Dataset items:
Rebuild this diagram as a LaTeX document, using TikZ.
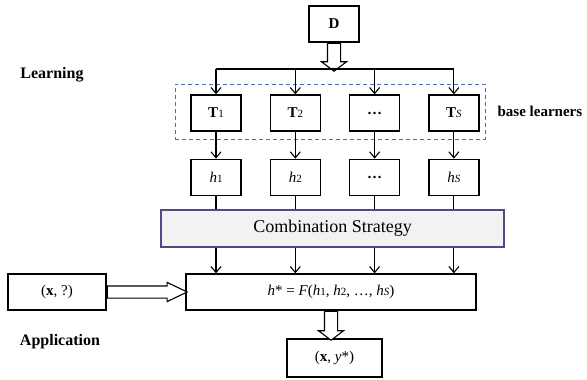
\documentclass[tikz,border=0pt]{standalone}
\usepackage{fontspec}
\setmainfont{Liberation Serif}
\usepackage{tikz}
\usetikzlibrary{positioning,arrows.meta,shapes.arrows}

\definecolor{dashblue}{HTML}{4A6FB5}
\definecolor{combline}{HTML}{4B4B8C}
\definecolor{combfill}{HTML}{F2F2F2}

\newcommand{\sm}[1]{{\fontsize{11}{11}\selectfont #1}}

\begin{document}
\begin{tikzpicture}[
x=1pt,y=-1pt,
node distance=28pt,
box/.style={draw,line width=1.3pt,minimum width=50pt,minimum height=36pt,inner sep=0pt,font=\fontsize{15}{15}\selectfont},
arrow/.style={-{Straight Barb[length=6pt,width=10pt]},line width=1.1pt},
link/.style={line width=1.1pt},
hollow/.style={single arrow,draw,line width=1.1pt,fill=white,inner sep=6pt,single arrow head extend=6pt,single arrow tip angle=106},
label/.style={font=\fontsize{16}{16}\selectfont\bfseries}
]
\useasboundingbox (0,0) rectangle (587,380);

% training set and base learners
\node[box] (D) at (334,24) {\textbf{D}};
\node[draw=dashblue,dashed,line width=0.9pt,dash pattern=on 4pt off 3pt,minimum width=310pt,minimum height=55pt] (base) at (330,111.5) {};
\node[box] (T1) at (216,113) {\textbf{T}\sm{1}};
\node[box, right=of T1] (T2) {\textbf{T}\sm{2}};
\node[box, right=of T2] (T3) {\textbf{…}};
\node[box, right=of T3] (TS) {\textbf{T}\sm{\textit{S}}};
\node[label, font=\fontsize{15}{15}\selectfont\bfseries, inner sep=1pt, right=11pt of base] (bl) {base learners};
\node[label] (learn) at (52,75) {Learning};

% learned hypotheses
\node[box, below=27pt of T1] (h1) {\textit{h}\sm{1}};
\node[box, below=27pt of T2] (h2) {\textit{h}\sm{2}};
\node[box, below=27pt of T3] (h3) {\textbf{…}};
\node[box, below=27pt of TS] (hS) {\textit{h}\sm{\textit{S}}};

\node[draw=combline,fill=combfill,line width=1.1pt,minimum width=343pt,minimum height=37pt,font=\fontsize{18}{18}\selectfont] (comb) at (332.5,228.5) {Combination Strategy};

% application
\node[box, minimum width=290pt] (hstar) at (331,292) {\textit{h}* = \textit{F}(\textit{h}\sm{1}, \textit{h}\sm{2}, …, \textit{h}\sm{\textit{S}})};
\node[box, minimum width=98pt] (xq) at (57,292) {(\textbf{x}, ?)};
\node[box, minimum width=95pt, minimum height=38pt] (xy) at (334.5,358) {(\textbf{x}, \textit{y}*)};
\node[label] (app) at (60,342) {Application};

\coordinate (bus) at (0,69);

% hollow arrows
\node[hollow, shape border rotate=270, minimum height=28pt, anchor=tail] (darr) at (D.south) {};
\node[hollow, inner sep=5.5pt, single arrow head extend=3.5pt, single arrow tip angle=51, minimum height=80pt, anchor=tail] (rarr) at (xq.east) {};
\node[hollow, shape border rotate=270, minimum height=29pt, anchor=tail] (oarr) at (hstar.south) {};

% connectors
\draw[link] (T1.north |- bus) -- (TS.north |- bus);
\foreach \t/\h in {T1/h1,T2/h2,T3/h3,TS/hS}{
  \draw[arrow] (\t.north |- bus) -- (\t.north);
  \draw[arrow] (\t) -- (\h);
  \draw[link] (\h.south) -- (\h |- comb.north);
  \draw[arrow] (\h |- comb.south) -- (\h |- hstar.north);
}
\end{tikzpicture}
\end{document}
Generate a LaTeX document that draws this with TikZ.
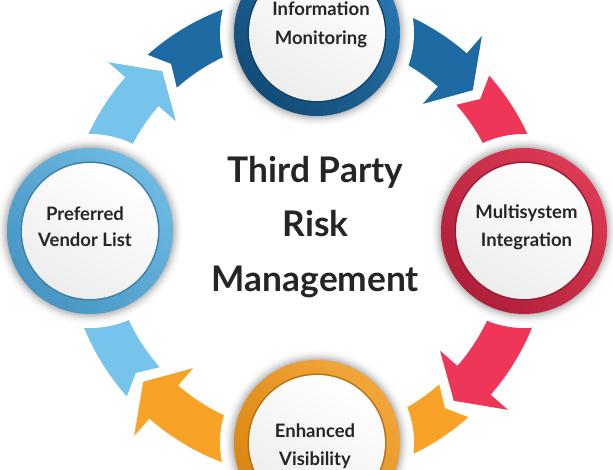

**Your objective**
Without the pictures, transcribe the listing above exactly.

**Response below**
Rebuild this diagram as a LaTeX document, using TikZ.
\documentclass[tikz,border=0pt]{standalone}
\usepackage{fontspec}
\setmainfont{Liberation Serif}
\usepackage{tikz}
\usetikzlibrary{positioning,arrows.meta,shapes.arrows}

\definecolor{dashblue}{HTML}{4A6FB5}
\definecolor{combline}{HTML}{4B4B8C}
\definecolor{combfill}{HTML}{F2F2F2}

\newcommand{\sm}[1]{{\fontsize{11}{11}\selectfont #1}}

\begin{document}
\begin{tikzpicture}[
x=1pt,y=-1pt,
node distance=28pt,
box/.style={draw,line width=1.3pt,minimum width=50pt,minimum height=36pt,inner sep=0pt,font=\fontsize{15}{15}\selectfont},
arrow/.style={-{Straight Barb[length=6pt,width=10pt]},line width=1.1pt},
link/.style={line width=1.1pt},
hollow/.style={single arrow,draw,line width=1.1pt,fill=white,inner sep=6pt,single arrow head extend=6pt,single arrow tip angle=106},
label/.style={font=\fontsize{16}{16}\selectfont\bfseries}
]
\useasboundingbox (0,0) rectangle (587,380);

% training set and base learners
\node[box] (D) at (334,24) {\textbf{D}};
\node[draw=dashblue,dashed,line width=0.9pt,dash pattern=on 4pt off 3pt,minimum width=310pt,minimum height=55pt] (base) at (330,111.5) {};
\node[box] (T1) at (216,113) {\textbf{T}\sm{1}};
\node[box, right=of T1] (T2) {\textbf{T}\sm{2}};
\node[box, right=of T2] (T3) {\textbf{…}};
\node[box, right=of T3] (TS) {\textbf{T}\sm{\textit{S}}};
\node[label, font=\fontsize{15}{15}\selectfont\bfseries, inner sep=1pt, right=11pt of base] (bl) {base learners};
\node[label] (learn) at (52,75) {Learning};

% learned hypotheses
\node[box, below=27pt of T1] (h1) {\textit{h}\sm{1}};
\node[box, below=27pt of T2] (h2) {\textit{h}\sm{2}};
\node[box, below=27pt of T3] (h3) {\textbf{…}};
\node[box, below=27pt of TS] (hS) {\textit{h}\sm{\textit{S}}};

\node[draw=combline,fill=combfill,line width=1.1pt,minimum width=343pt,minimum height=37pt,font=\fontsize{18}{18}\selectfont] (comb) at (332.5,228.5) {Combination Strategy};

% application
\node[box, minimum width=290pt] (hstar) at (331,292) {\textit{h}* = \textit{F}(\textit{h}\sm{1}, \textit{h}\sm{2}, …, \textit{h}\sm{\textit{S}})};
\node[box, minimum width=98pt] (xq) at (57,292) {(\textbf{x}, ?)};
\node[box, minimum width=95pt, minimum height=38pt] (xy) at (334.5,358) {(\textbf{x}, \textit{y}*)};
\node[label] (app) at (60,342) {Application};

\coordinate (bus) at (0,69);

% hollow arrows
\node[hollow, shape border rotate=270, minimum height=28pt, anchor=tail] (darr) at (D.south) {};
\node[hollow, inner sep=5.5pt, single arrow head extend=3.5pt, single arrow tip angle=51, minimum height=80pt, anchor=tail] (rarr) at (xq.east) {};
\node[hollow, shape border rotate=270, minimum height=29pt, anchor=tail] (oarr) at (hstar.south) {};

% connectors
\draw[link] (T1.north |- bus) -- (TS.north |- bus);
\foreach \t/\h in {T1/h1,T2/h2,T3/h3,TS/hS}{
  \draw[arrow] (\t.north |- bus) -- (\t.north);
  \draw[arrow] (\t) -- (\h);
  \draw[link] (\h.south) -- (\h |- comb.north);
  \draw[arrow] (\h |- comb.south) -- (\h |- hstar.north);
}
\end{tikzpicture}
\end{document}
Generate a LaTeX document that draws this with TikZ.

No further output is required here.